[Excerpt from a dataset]
_ _ _ _

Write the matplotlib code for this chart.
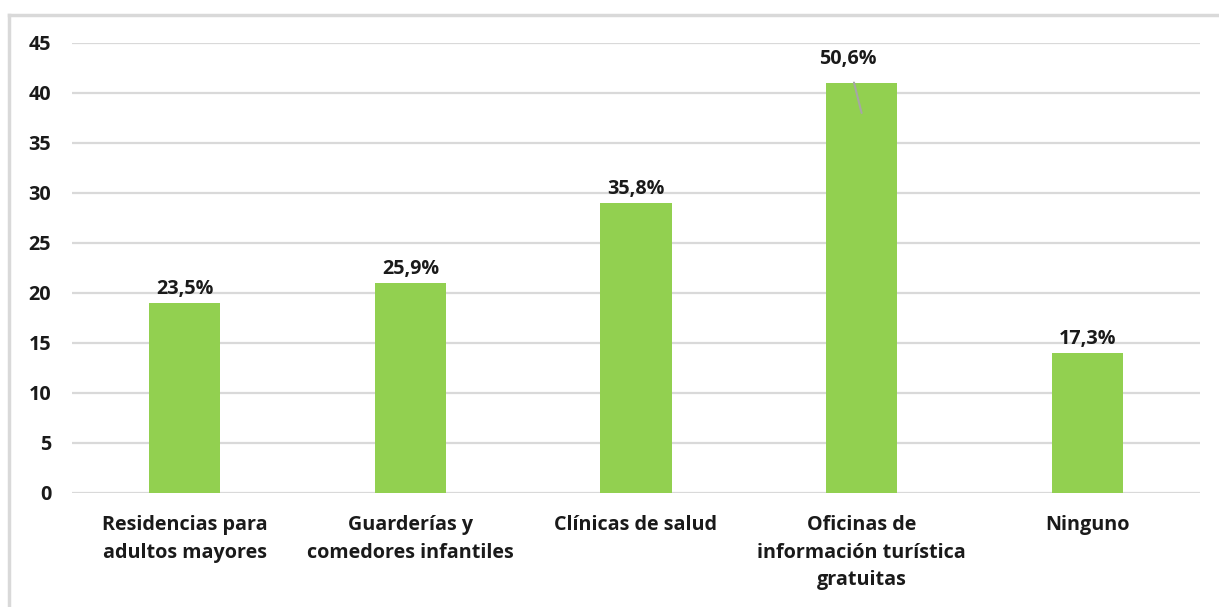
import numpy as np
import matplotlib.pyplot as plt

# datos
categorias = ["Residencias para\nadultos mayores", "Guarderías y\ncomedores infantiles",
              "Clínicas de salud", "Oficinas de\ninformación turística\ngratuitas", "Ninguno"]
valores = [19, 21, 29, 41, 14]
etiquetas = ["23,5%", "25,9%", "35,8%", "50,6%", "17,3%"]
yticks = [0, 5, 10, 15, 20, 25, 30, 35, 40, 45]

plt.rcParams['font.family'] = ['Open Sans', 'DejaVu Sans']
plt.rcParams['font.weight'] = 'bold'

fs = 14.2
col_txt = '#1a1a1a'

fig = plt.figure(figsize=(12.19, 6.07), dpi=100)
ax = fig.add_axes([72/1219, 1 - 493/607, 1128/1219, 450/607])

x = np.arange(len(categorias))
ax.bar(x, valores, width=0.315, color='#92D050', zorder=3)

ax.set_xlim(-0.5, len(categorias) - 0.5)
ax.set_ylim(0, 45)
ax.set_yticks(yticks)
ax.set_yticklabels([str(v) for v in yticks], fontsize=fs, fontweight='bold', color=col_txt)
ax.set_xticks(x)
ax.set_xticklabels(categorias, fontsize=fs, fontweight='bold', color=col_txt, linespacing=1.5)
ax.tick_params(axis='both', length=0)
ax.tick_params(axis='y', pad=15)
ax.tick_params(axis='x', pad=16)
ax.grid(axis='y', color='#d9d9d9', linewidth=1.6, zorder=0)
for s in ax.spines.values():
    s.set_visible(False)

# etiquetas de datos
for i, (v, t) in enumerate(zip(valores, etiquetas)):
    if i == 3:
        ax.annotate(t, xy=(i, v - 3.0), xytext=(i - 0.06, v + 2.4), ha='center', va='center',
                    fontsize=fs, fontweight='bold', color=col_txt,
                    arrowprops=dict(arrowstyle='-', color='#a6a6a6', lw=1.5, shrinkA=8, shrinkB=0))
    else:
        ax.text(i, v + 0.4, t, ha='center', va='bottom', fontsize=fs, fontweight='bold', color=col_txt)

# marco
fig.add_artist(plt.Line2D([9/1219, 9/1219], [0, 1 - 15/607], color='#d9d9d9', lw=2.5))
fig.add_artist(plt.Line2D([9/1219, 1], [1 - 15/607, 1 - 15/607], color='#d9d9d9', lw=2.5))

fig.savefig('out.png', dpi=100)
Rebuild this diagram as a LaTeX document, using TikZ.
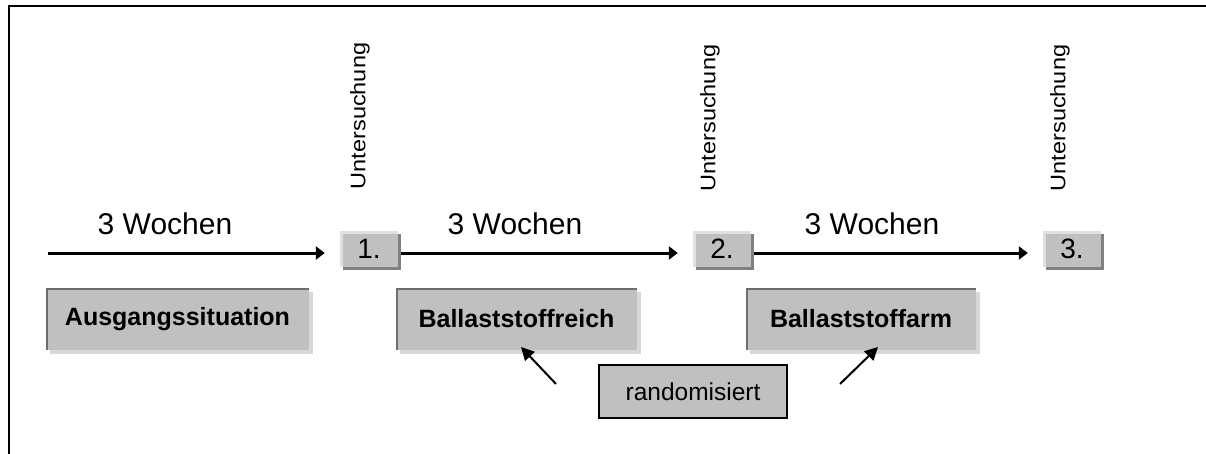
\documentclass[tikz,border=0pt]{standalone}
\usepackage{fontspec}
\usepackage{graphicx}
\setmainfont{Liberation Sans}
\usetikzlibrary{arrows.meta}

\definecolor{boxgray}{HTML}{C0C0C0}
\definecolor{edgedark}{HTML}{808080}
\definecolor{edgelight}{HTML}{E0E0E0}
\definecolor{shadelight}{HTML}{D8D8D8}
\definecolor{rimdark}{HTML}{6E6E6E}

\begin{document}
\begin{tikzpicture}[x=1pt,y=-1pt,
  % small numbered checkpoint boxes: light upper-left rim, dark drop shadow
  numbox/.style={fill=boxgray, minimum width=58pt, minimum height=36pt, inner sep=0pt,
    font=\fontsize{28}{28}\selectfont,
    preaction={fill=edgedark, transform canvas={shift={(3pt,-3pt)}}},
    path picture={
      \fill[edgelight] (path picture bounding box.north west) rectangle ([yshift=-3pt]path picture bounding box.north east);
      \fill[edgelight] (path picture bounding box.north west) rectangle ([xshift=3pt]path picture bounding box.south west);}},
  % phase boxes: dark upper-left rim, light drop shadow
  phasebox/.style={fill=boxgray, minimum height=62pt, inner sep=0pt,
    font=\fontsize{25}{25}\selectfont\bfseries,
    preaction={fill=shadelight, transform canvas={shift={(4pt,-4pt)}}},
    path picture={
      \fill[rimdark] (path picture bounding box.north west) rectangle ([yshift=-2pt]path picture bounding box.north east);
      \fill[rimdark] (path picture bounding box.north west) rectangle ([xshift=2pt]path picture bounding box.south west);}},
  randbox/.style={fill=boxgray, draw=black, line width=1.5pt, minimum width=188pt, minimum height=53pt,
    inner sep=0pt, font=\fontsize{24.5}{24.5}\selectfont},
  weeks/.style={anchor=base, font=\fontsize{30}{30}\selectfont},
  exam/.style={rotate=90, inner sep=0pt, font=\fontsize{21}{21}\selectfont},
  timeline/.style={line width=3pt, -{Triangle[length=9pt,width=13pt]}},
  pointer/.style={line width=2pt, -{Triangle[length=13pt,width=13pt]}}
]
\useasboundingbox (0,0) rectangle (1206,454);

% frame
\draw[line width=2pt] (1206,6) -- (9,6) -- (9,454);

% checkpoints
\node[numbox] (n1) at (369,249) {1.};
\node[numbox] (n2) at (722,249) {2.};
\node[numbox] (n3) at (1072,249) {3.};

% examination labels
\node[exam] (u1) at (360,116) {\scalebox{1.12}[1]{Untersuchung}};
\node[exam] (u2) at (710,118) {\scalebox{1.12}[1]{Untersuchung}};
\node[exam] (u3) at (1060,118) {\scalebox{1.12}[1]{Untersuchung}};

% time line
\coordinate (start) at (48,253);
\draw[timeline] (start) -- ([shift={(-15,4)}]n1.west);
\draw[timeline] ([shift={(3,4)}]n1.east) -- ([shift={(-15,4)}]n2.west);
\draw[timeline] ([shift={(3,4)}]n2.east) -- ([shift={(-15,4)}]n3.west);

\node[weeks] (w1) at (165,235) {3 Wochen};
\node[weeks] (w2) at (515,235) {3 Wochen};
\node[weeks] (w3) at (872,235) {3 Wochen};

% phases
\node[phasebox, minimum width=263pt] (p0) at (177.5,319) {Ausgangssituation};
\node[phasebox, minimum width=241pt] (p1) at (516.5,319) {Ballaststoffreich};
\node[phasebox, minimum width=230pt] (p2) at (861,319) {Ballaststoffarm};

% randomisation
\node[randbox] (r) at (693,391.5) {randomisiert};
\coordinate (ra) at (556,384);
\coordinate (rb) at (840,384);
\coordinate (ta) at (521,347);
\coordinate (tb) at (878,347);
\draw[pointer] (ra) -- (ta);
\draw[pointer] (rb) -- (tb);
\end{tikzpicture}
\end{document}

_ _ _ _

▶ **EXERCISE PROMPT**
Copy the records above exactly, leaving out every picture.

▶ **EXPECTED ANSWER**
Write the matplotlib code for this chart.
import numpy as np
import matplotlib.pyplot as plt

# datos
categorias = ["Residencias para\nadultos mayores", "Guarderías y\ncomedores infantiles",
              "Clínicas de salud", "Oficinas de\ninformación turística\ngratuitas", "Ninguno"]
valores = [19, 21, 29, 41, 14]
etiquetas = ["23,5%", "25,9%", "35,8%", "50,6%", "17,3%"]
yticks = [0, 5, 10, 15, 20, 25, 30, 35, 40, 45]

plt.rcParams['font.family'] = ['Open Sans', 'DejaVu Sans']
plt.rcParams['font.weight'] = 'bold'

fs = 14.2
col_txt = '#1a1a1a'

fig = plt.figure(figsize=(12.19, 6.07), dpi=100)
ax = fig.add_axes([72/1219, 1 - 493/607, 1128/1219, 450/607])

x = np.arange(len(categorias))
ax.bar(x, valores, width=0.315, color='#92D050', zorder=3)

ax.set_xlim(-0.5, len(categorias) - 0.5)
ax.set_ylim(0, 45)
ax.set_yticks(yticks)
ax.set_yticklabels([str(v) for v in yticks], fontsize=fs, fontweight='bold', color=col_txt)
ax.set_xticks(x)
ax.set_xticklabels(categorias, fontsize=fs, fontweight='bold', color=col_txt, linespacing=1.5)
ax.tick_params(axis='both', length=0)
ax.tick_params(axis='y', pad=15)
ax.tick_params(axis='x', pad=16)
ax.grid(axis='y', color='#d9d9d9', linewidth=1.6, zorder=0)
for s in ax.spines.values():
    s.set_visible(False)

# etiquetas de datos
for i, (v, t) in enumerate(zip(valores, etiquetas)):
    if i == 3:
        ax.annotate(t, xy=(i, v - 3.0), xytext=(i - 0.06, v + 2.4), ha='center', va='center',
                    fontsize=fs, fontweight='bold', color=col_txt,
                    arrowprops=dict(arrowstyle='-', color='#a6a6a6', lw=1.5, shrinkA=8, shrinkB=0))
    else:
        ax.text(i, v + 0.4, t, ha='center', va='bottom', fontsize=fs, fontweight='bold', color=col_txt)

# marco
fig.add_artist(plt.Line2D([9/1219, 9/1219], [0, 1 - 15/607], color='#d9d9d9', lw=2.5))
fig.add_artist(plt.Line2D([9/1219, 1], [1 - 15/607, 1 - 15/607], color='#d9d9d9', lw=2.5))

fig.savefig('out.png', dpi=100)
Rebuild this diagram as a LaTeX document, using TikZ.
\documentclass[tikz,border=0pt]{standalone}
\usepackage{fontspec}
\usepackage{graphicx}
\setmainfont{Liberation Sans}
\usetikzlibrary{arrows.meta}

\definecolor{boxgray}{HTML}{C0C0C0}
\definecolor{edgedark}{HTML}{808080}
\definecolor{edgelight}{HTML}{E0E0E0}
\definecolor{shadelight}{HTML}{D8D8D8}
\definecolor{rimdark}{HTML}{6E6E6E}

\begin{document}
\begin{tikzpicture}[x=1pt,y=-1pt,
  % small numbered checkpoint boxes: light upper-left rim, dark drop shadow
  numbox/.style={fill=boxgray, minimum width=58pt, minimum height=36pt, inner sep=0pt,
    font=\fontsize{28}{28}\selectfont,
    preaction={fill=edgedark, transform canvas={shift={(3pt,-3pt)}}},
    path picture={
      \fill[edgelight] (path picture bounding box.north west) rectangle ([yshift=-3pt]path picture bounding box.north east);
      \fill[edgelight] (path picture bounding box.north west) rectangle ([xshift=3pt]path picture bounding box.south west);}},
  % phase boxes: dark upper-left rim, light drop shadow
  phasebox/.style={fill=boxgray, minimum height=62pt, inner sep=0pt,
    font=\fontsize{25}{25}\selectfont\bfseries,
    preaction={fill=shadelight, transform canvas={shift={(4pt,-4pt)}}},
    path picture={
      \fill[rimdark] (path picture bounding box.north west) rectangle ([yshift=-2pt]path picture bounding box.north east);
      \fill[rimdark] (path picture bounding box.north west) rectangle ([xshift=2pt]path picture bounding box.south west);}},
  randbox/.style={fill=boxgray, draw=black, line width=1.5pt, minimum width=188pt, minimum height=53pt,
    inner sep=0pt, font=\fontsize{24.5}{24.5}\selectfont},
  weeks/.style={anchor=base, font=\fontsize{30}{30}\selectfont},
  exam/.style={rotate=90, inner sep=0pt, font=\fontsize{21}{21}\selectfont},
  timeline/.style={line width=3pt, -{Triangle[length=9pt,width=13pt]}},
  pointer/.style={line width=2pt, -{Triangle[length=13pt,width=13pt]}}
]
\useasboundingbox (0,0) rectangle (1206,454);

% frame
\draw[line width=2pt] (1206,6) -- (9,6) -- (9,454);

% checkpoints
\node[numbox] (n1) at (369,249) {1.};
\node[numbox] (n2) at (722,249) {2.};
\node[numbox] (n3) at (1072,249) {3.};

% examination labels
\node[exam] (u1) at (360,116) {\scalebox{1.12}[1]{Untersuchung}};
\node[exam] (u2) at (710,118) {\scalebox{1.12}[1]{Untersuchung}};
\node[exam] (u3) at (1060,118) {\scalebox{1.12}[1]{Untersuchung}};

% time line
\coordinate (start) at (48,253);
\draw[timeline] (start) -- ([shift={(-15,4)}]n1.west);
\draw[timeline] ([shift={(3,4)}]n1.east) -- ([shift={(-15,4)}]n2.west);
\draw[timeline] ([shift={(3,4)}]n2.east) -- ([shift={(-15,4)}]n3.west);

\node[weeks] (w1) at (165,235) {3 Wochen};
\node[weeks] (w2) at (515,235) {3 Wochen};
\node[weeks] (w3) at (872,235) {3 Wochen};

% phases
\node[phasebox, minimum width=263pt] (p0) at (177.5,319) {Ausgangssituation};
\node[phasebox, minimum width=241pt] (p1) at (516.5,319) {Ballaststoffreich};
\node[phasebox, minimum width=230pt] (p2) at (861,319) {Ballaststoffarm};

% randomisation
\node[randbox] (r) at (693,391.5) {randomisiert};
\coordinate (ra) at (556,384);
\coordinate (rb) at (840,384);
\coordinate (ta) at (521,347);
\coordinate (tb) at (878,347);
\draw[pointer] (ra) -- (ta);
\draw[pointer] (rb) -- (tb);
\end{tikzpicture}
\end{document}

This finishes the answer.